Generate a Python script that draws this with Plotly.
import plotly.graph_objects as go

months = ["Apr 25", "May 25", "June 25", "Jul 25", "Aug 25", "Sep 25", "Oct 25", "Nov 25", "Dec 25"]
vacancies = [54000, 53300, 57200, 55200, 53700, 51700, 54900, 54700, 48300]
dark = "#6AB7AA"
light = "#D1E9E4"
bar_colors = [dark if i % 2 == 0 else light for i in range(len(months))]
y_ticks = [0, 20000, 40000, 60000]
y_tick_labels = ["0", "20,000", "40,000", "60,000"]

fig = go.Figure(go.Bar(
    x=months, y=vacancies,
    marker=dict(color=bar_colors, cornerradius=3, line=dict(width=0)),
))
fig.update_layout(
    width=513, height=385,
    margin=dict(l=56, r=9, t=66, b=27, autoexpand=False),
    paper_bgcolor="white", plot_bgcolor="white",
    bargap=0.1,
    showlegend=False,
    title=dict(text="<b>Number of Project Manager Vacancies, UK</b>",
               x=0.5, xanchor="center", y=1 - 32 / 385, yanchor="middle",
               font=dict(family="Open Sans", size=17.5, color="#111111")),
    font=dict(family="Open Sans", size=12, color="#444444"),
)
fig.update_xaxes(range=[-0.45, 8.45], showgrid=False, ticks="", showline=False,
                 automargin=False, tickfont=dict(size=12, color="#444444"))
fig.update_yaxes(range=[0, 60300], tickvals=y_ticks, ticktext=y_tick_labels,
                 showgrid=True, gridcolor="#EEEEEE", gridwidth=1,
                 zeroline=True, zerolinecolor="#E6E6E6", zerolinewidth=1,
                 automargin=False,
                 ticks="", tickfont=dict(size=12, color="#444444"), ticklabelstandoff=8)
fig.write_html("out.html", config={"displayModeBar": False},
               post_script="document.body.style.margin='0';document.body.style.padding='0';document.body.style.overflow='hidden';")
* * *
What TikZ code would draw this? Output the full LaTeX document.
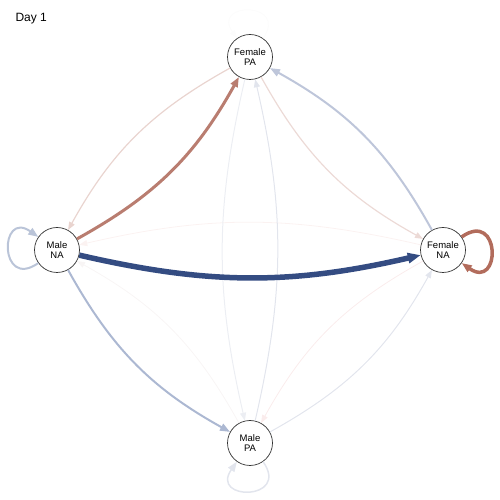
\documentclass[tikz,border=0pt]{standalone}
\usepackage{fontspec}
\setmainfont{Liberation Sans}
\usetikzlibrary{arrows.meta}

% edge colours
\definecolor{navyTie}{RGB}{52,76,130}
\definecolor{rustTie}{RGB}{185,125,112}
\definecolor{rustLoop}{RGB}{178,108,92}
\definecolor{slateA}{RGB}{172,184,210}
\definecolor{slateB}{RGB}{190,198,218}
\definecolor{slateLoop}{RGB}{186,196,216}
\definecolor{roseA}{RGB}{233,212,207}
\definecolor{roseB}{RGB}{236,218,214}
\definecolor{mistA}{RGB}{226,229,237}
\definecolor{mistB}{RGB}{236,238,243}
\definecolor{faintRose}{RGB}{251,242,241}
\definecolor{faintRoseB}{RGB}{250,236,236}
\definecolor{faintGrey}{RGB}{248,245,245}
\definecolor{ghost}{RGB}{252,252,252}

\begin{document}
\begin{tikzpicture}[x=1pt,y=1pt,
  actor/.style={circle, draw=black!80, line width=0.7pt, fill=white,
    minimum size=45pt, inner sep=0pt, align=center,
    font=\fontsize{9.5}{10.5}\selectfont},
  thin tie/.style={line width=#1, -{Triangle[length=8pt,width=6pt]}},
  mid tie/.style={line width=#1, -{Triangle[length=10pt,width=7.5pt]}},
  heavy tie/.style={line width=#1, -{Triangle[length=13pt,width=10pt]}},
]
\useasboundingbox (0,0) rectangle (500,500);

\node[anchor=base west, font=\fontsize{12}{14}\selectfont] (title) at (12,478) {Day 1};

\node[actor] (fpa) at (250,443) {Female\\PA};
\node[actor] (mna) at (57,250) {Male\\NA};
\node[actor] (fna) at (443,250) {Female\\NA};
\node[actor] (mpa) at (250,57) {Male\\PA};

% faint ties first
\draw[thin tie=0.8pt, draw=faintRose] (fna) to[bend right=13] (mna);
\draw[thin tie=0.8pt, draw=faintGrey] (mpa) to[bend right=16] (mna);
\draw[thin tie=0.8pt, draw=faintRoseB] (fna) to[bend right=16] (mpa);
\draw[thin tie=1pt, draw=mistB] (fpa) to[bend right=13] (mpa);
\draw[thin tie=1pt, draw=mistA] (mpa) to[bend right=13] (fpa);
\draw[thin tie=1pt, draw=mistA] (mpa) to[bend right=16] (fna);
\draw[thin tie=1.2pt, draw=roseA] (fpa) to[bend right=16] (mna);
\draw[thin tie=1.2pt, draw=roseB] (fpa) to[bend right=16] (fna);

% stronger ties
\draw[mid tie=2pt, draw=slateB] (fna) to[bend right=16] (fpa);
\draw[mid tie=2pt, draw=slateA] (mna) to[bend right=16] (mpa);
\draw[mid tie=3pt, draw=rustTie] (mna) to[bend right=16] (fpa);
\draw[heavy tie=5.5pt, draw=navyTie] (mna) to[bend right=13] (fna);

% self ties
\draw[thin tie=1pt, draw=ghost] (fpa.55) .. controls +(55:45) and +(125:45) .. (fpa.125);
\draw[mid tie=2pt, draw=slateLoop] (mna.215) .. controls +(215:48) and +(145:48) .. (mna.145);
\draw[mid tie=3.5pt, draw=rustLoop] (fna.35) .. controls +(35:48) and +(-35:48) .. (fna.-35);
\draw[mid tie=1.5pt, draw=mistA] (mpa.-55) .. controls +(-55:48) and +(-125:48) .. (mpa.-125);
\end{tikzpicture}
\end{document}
* * *
■ **GOAL OF THE EXERCISE**: Filter the listing above for the string "this" and copy every matching line.

■ **WRITTEN RESPONSE**:
Generate a Python script that draws this with Plotly.
What TikZ code would draw this? Output the full LaTeX document.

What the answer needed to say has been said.